Sebelius, lawmakers to clash

Decision on whether to spare schools likely to divide government

? Right out of the chute, state legislative leaders are on a collision course with Gov.-elect Kathleen Sebelius over the budget.

Through her successful campaign, Sebelius promised she would not cut funding to public schools, which consume half the state budget.

Last week, she repeated that vow despite a round of cuts by outgoing Gov. Bill Graves that spared schools but sliced services to potentially thousands of low-income elderly and disabled Kansans.

“I’ve said all along that I won’t support a budget that cuts public education,” Sebelius said.

But with state revenue trailing the cost of services by 15 percent to 20 percent, some lawmakers say schools cannot be protected from the budget ax.

“Our fiscal problems are so deep, you cannot balance the budget without looking at everything,” said state Rep. Doug Mays, R-Topeka, who will become speaker of the House on Jan. 13, at the same time Sebelius, a Democrat, is sworn into office as governor.

Legislators say they are feeling the heat from constituents and advocacy groups after social service agencies acted on Graves’ latest round of cuts.

“When you cut social services, you really hurt individuals who desperately need the government’s help,” Mays said. “People are going to be hurt by this. The only logical approach is to spread this across the entire spectrum of the budget.”

Ax will fall

School officials said they were surprised Graves didn’t include schools in the $312 million cut of other state agencies announced last month. They breathed a momentary sigh of relief, but now are holding their breath because they know schools are being looked at as a likely target for future cuts.

Mark Tallman, a spokesman for the Kansas Association of School Boards, said, “We don’t want to see people lose their social services, but school boards can’t say we are going to turn away kids.”

And, he said, schools have shared in the budgetary pain — absorbing a reduction in the summer, combined with the likelihood they have forfeited supplemental funding the Legislature usually kicks in to make up for expenses over previous estimates, such as an increase in enrollment or spending for at-risk students.

That loss of supplemental funding will amount to about a $50 decrease in state aid per pupil, Tallman said.

He said he didn’t want to see school children pitted against the disabled for a share of the state revenue pie. Instead, he said, the pie needs to be bigger.

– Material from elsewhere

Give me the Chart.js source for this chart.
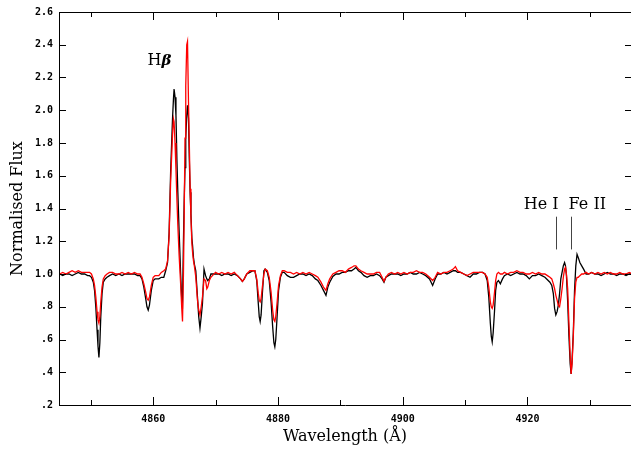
<!DOCTYPE html>
<html><head><meta charset="utf-8">
<script src="https://cdn.jsdelivr.net/npm/chart.js@4.4.1/dist/chart.umd.min.js"></script>
<style>html,body{margin:0;padding:0;background:#fff;overflow:hidden}canvas{display:block}</style>
</head><body>
<canvas id="c" width="631" height="449"></canvas>
<script>
// Wavelength grid (Å)
const wavelength = [
  4845.0,4845.5,4846.0,4846.5,4847.0,4847.5,4848.0,4848.5,4849.0,4849.5,
  4849.8,4850.1,4850.4,4850.6,4850.8,4851.0,4851.15,4851.3,4851.45,4851.6,4851.8,4852.0,4852.3,4852.6,4853.0,
  4853.5,4854.0,4854.5,4855.0,4855.5,4856.0,4856.5,4857.0,4857.5,
  4857.9,4858.2,4858.5,4858.8,4859.0,4859.2,4859.4,4859.7,4860.0,4860.3,4860.6,
  4860.9,4861.3,4861.7,4862.0,4862.3,4862.55,4862.8,4863.1,4863.25,4863.35,
  4863.5,4863.65,4863.8,4863.95,4864.15,4864.4,4864.58,4864.7,4864.85,4864.97,
  4865.1,4865.22,4865.38,4865.5,4865.66,4865.78,4865.92,4866.05,4866.2,4866.32,
  4866.46,4866.6,4866.83,4867.1,4867.3,4867.5,4867.7,4867.9,4868.15,4868.4,
  4868.6,4868.75,4869.0,4869.25,4869.5,4870.0,
  4870.5,4871.0,4871.5,4872.0,4872.5,4873.0,4873.5,4874.0,4874.3,4874.6,
  4875.0,4875.5,4876.0,4876.3,4876.6,4876.85,4877.0,4877.15,4877.3,4877.5,
  4877.75,4877.95,4878.3,4878.6,4878.9,4879.15,4879.35,4879.5,4879.65,4879.85,
  4880.1,4880.4,4880.7,4881.0,4881.5,4882.0,4882.5,4883.0,4883.5,4884.0,
  4884.5,4885.0,4885.5,4886.0,4886.4,4886.9,4887.3,4887.7,4888.0,4888.3,
  4888.8,4889.3,4889.8,4890.3,4890.8,4891.3,4891.8,4892.2,4892.5,4892.9,
  4893.3,4893.8,4894.3,4894.8,4895.3,4895.8,4896.3,4896.7,4897.0,4897.3,
  4897.7,4898.2,4898.7,4899.2,4899.7,4900.2,4900.7,4901.2,4901.7,4902.2,
  4902.7,4903.2,4903.7,4904.3,4904.8,4905.2,4905.6,4906.1,4906.6,4907.1,
  4907.6,4908.1,4908.45,4908.8,4909.3,4909.8,4910.3,4910.8,4911.3,4911.8,
  4912.3,4912.8,4913.2,4913.55,4913.8,4914.05,4914.2,4914.35,4914.5,4914.7,
  4914.9,4915.1,4915.35,4915.65,4916.0,4916.3,4916.8,4917.3,4917.8,4918.3,
  4918.8,4919.3,4919.8,4920.3,4920.8,4921.3,
  4921.8,4922.3,4922.8,4923.2,4923.6,4923.9,4924.15,4924.35,4924.55,4924.75,
  4924.95,4925.15,4925.35,4925.55,4925.75,4925.95,4926.1,4926.25,4926.45,4926.65,
  4926.85,4927.0,4927.15,4927.35,4927.55,4927.75,4927.95,4928.15,4928.4,4928.7,
  4929.0,4929.4,4929.8,
  4930.3,4930.8,4931.3,4931.8,4932.3,4932.8,4933.3,4933.8,4934.3,4934.8,4935.3,4935.8,4936.3,4936.8
];
// Black spectrum (normalised flux)
const fluxBlack = [
  1.00,0.99,1.00,1.00,0.99,1.00,1.01,1.00,1.00,0.99,
  0.99,0.98,0.95,0.90,0.80,0.66,0.56,0.49,0.58,0.74,0.88,0.95,0.97,0.98,0.99,
  1.00,0.99,1.00,0.99,1.00,1.00,1.00,1.00,0.99,
  0.99,0.97,0.92,0.85,0.80,0.78,0.81,0.90,0.96,0.97,0.97,
  0.97,0.98,0.98,1.02,1.07,1.25,1.63,1.95,2.07,2.13,
  2.08,1.97,1.70,1.50,1.27,1.00,0.84,0.82,1.20,1.45,
  1.65,1.83,1.97,2.03,1.95,1.72,1.50,1.37,1.22,1.17,
  1.10,1.06,1.02,0.86,0.74,0.67,0.74,0.82,1.03,0.99,
  0.97,0.96,0.97,1.00,1.00,1.00,
  1.00,0.99,1.00,1.00,0.99,1.00,0.99,0.97,0.955,0.97,
  1.00,1.01,1.02,1.02,0.96,0.82,0.74,0.71,0.75,0.88,
  1.02,1.03,1.01,0.96,0.83,0.68,0.58,0.555,0.60,0.73,
  0.90,0.98,1.01,1.01,0.99,0.98,0.98,0.99,1.00,1.00,
  0.99,1.00,0.99,0.97,0.96,0.93,0.90,0.87,0.92,0.95,
  0.985,1.00,1.00,1.01,1.01,1.02,1.02,1.03,1.04,1.02,
  1.01,0.99,0.98,0.99,0.99,1.00,0.99,0.97,0.95,0.98,
  0.99,1.00,1.00,1.00,0.99,1.00,1.00,1.01,1.00,1.00,
  1.01,1.00,0.99,0.97,0.93,0.97,1.00,1.00,1.01,1.00,
  1.01,1.02,1.02,1.01,1.01,1.00,0.99,0.98,1.00,1.00,
  1.01,1.01,1.00,0.96,0.86,0.70,0.62,0.585,0.64,0.76,
  0.90,0.95,0.96,0.94,0.97,0.99,1.00,0.99,1.00,1.01,
  1.00,1.00,0.99,0.97,0.99,0.99,
  1.00,0.99,0.98,0.965,0.95,0.93,0.88,0.79,0.75,0.77,
  0.81,0.88,0.97,1.01,1.05,1.07,1.05,0.99,0.83,0.62,
  0.45,0.39,0.47,0.64,0.90,1.05,1.12,1.10,1.07,1.05,
  1.03,1.00,1.00,
  1.01,1.00,1.00,0.99,1.00,1.01,1.00,1.00,0.99,1.00,1.00,0.99,1.00,1.00
];
// Red spectrum (normalised flux)
const fluxRed = [
  1.00,1.01,1.00,1.01,1.02,1.01,1.02,1.01,1.01,1.01,
  1.01,1.00,0.97,0.93,0.86,0.77,0.72,0.70,0.74,0.83,0.92,0.97,0.99,1.00,1.01,
  1.01,1.00,1.00,1.01,1.00,1.01,1.00,1.01,1.00,
  1.00,0.98,0.94,0.89,0.85,0.84,0.86,0.93,0.98,0.99,0.99,
  0.99,1.01,1.02,1.03,1.08,1.23,1.57,1.85,1.947,1.93,
  1.80,1.64,1.46,1.30,1.12,0.94,0.79,0.71,1.00,1.35,
  1.83,2.15,2.40,2.42,2.05,1.82,1.52,1.35,1.19,1.13,
  1.08,1.05,0.98,0.84,0.78,0.75,0.80,0.86,0.97,0.96,
  0.91,0.92,0.96,0.98,0.99,1.01,
  1.00,1.01,1.00,1.01,1.00,1.01,0.99,0.97,0.955,0.97,
  1.00,1.02,1.02,1.02,0.97,0.88,0.84,0.83,0.85,0.92,
  1.00,1.03,1.02,0.98,0.89,0.78,0.72,0.71,0.74,0.82,
  0.93,0.99,1.02,1.02,1.01,1.01,1.00,1.01,1.00,1.01,
  1.00,1.01,1.00,0.99,0.98,0.95,0.92,0.90,0.94,0.97,
  1.00,1.01,1.02,1.02,1.01,1.03,1.04,1.05,1.05,1.03,
  1.02,1.01,1.00,1.00,1.00,1.01,1.01,0.98,0.955,0.98,
  1.00,1.01,1.00,1.01,1.00,1.01,1.00,1.01,1.01,1.02,
  1.01,1.01,1.00,0.98,0.96,0.98,1.01,1.00,1.01,1.01,
  1.02,1.03,1.045,1.02,1.01,1.00,0.99,1.00,1.01,1.01,
  1.01,1.01,1.00,0.98,0.92,0.83,0.80,0.79,0.81,0.88,
  0.96,1.00,1.01,1.00,1.00,1.01,1.00,1.01,1.01,1.02,
  1.01,1.01,1.00,1.00,1.01,1.00,
  1.01,1.00,1.00,0.99,0.98,0.97,0.94,0.91,0.87,0.84,
  0.81,0.80,0.85,0.91,0.98,1.03,1.04,1.00,0.91,0.70,
  0.50,0.39,0.45,0.62,0.85,0.95,0.98,0.98,0.99,1.00,
  1.00,1.01,1.00,
  1.01,1.00,1.01,1.00,1.01,1.00,1.01,1.00,1.00,1.01,1.00,1.00,1.01,1.00
];
// Axis ticks
const xTickValues = [4850,4860,4870,4880,4890,4900,4910,4920,4930];
const xTickLabels = ['','4860','','4880','','4900','','4920',''];
const yTickValues = [0.2,0.4,0.6,0.8,1.0,1.2,1.4,1.6,1.8,2.0,2.2,2.4,2.6];
const yTickLabels = ['.2','.4','.6','.8','1.0','1.2','1.4','1.6','1.8','2.0','2.2','2.4','2.6'];
// Line identifications
const lineLabels = ['He I','Fe II'];
const lineLabelWave = [4922.2,4929.6];
const lineMarkWave = [4924.6,4927.0];

const X_MIN = 4844.9, X_MAX = 4936.6, Y_MIN = 0.2, Y_MAX = 2.6;

const framePlugin = {
  id: 'framePlugin',
  afterDraw(chart) {
    const {ctx, chartArea: a, scales: {x, y}} = chart;
    ctx.save();
    ctx.strokeStyle = '#000';
    ctx.lineWidth = 1;
    ctx.beginPath();
    ctx.moveTo(a.left + 0.5, a.top + 0.5);
    ctx.lineTo(a.left + 0.5, a.bottom + 0.5);
    ctx.lineTo(a.right + 0.5, a.bottom + 0.5);
    ctx.lineTo(a.right + 0.5, a.top + 0.5);
    ctx.closePath();
    ctx.stroke();
    ctx.beginPath();
    xTickValues.forEach((v, i) => {
      const px = Math.round(x.getPixelForValue(v)) + 0.5;
      const len = xTickLabels[i] ? 8 : 5;
      ctx.moveTo(px, a.bottom); ctx.lineTo(px, a.bottom - len);
      ctx.moveTo(px, a.top); ctx.lineTo(px, a.top + len);
    });
    yTickValues.forEach(v => {
      const py = Math.round(y.getPixelForValue(v)) + 0.5;
      ctx.moveTo(a.left, py); ctx.lineTo(a.left + 7, py);
      ctx.moveTo(a.right, py); ctx.lineTo(a.right - 6, py);
    });
    ctx.stroke();
    // line identification marks
    ctx.beginPath();
    ctx.strokeStyle = '#444';
    lineMarkWave.forEach(w => {
      const px = Math.round(x.getPixelForValue(w)) + 0.5;
      ctx.moveTo(px, y.getPixelForValue(1.35));
      ctx.lineTo(px, y.getPixelForValue(1.15));
    });
    ctx.stroke();
    ctx.fillStyle = '#000';
    ctx.textBaseline = 'middle';
    ctx.textAlign = 'center';
    ctx.font = '16px "DejaVu Serif"';
    lineLabels.forEach((t, i) => {
      ctx.fillText(t, x.getPixelForValue(lineLabelWave[i]), y.getPixelForValue(1.425));
    });
    // H-beta label
    const cx = x.getPixelForValue(4861.0), cy = y.getPixelForValue(2.30);
    ctx.textAlign = 'left';
    ctx.font = '16px "DejaVu Serif"';
    const wH = ctx.measureText('H').width;
    ctx.font = 'italic bold 15px "DejaVu Serif"';
    const wB = ctx.measureText('\u03B2').width;
    const sx = cx - (wH + wB) / 2;
    ctx.font = '16px "DejaVu Serif"';
    ctx.fillText('H', sx, cy);
    ctx.font = 'italic bold 15px "DejaVu Serif"';
    ctx.fillText('\u03B2', sx + wH, cy);
    ctx.restore();
  }
};

new Chart(document.getElementById('c'), {
  type: 'scatter',
  data: {
    datasets: [
      {
        label: 'red',
        data: wavelength.map((w, i) => ({x: w, y: fluxRed[i]})),
        showLine: true, borderColor: '#ff0000', borderWidth: 1.3,
        pointRadius: 0, tension: 0, order: 0
      },
      {
        label: 'black',
        data: wavelength.map((w, i) => ({x: w, y: fluxBlack[i]})),
        showLine: true, borderColor: '#000000', borderWidth: 1.3,
        pointRadius: 0, tension: 0, order: 1
      }
    ]
  },
  options: {
    responsive: false,
    animation: false,
    devicePixelRatio: 1,
    layout: {padding: {top: 11, right: 0, left: 0, bottom: 0}},
    plugins: {legend: {display: false}, tooltip: {enabled: false}},
    scales: {
      x: {
        type: 'linear', min: X_MIN, max: X_MAX,
        afterBuildTicks: s => { s.ticks = xTickValues.map(v => ({value: v})); },
        afterFit: s => { s.height = 44; },
        grid: {display: false, drawTicks: false},
        border: {display: false},
        ticks: {
          autoSkip: false, maxRotation: 0, padding: 8, color: '#000',
          font: {family: 'DejaVu Sans Mono', weight: 'bold', size: 10},
          callback: (v, i) => xTickLabels[i]
        },
        title: {
          display: true, text: 'Wavelength (\u00C5)', color: '#000',
          font: {family: 'DejaVu Serif', size: 16}, padding: {top: 0, bottom: 3}
        }
      },
      y: {
        type: 'linear', min: Y_MIN, max: Y_MAX,
        afterBuildTicks: s => { s.ticks = yTickValues.map(v => ({value: v})); },
        afterFit: s => { s.width = 59; },
        grid: {display: false, drawTicks: false},
        border: {display: false},
        ticks: {
          autoSkip: false, padding: 6, color: '#000',
          font: {family: 'DejaVu Sans Mono', weight: 'bold', size: 10},
          callback: (v, i) => yTickLabels[i]
        },
        title: {
          display: true, text: 'Normalised Flux', color: '#000',
          font: {family: 'DejaVu Serif', size: 16}, padding: {top: 8, bottom: 0}
        }
      }
    }
  },
  plugins: [framePlugin]
});
</script>
</body></html>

“Ultimately, the Legislature is going to have to look at a tax increase,” he said.

But Sebelius also campaigned against tax increases.

Mays said schools would have to be part of the mix when it came to cutting the budget for the next fiscal year, which some estimates indicate will have to be $800 million less than current spending levels of about $4.4 billion.

“I am anxiously awaiting her (Sebelius’) budget proposal to see her pull this rabbit out of the hat,” Mays said.

Higher ed targeted?

Senate President Dave Kerr, R-Hutchinson, is too. “She has successfully convinced the electorate that she has answers that are not apparently very painful, and we want to give her every opportunity to present those,” he said.

Kerr noted that not only had Sebelius promised to protect school funding, but she had promised to protect higher-education funding.

But last week, Sebelius seemed to be backing away from her promise on higher education, saying she wasn’t sure a cut in funding to universities and other institutions could be avoided.

The governor-elect’s task force on education will start meeting in January. Sebelius recently appointed Sylvia White Robinson, a former school teacher and former member of the Kansas Board of Regents, to lead that team and remain as an education adviser.

But Robinson of Kansas City, Kan., said she had no answers to the funding problems.

“These are tough fiscal times for any entity receiving resources from the state,” she said.

Sebelius said the education team would analyze Kansas’ system of education and make recommendations on resources and policy initiatives.

But Robinson said she hadn’t had a chance to review much material on the subject because she was busy ending her job with the Ewing Marion Kauffman Foundation.

“It would be premature to make any comments” on whether education will have to sustain cuts, she said.

State Rep. Tom Sloan, R-Lawrence, was recently named chairman of the House Higher Education Committee. He, too, sees many hard choices and said much of how the funding problems were resolved would rest in Sebelius’ hands.

“The governor’s State of the State address will determine where we go as a Legislature. If she says we have to live within our means, then education will have to take reductions,” Sloan said.

Sebelius will deliver her State of the State speech to a joint meeting of the Legislature on Jan. 15.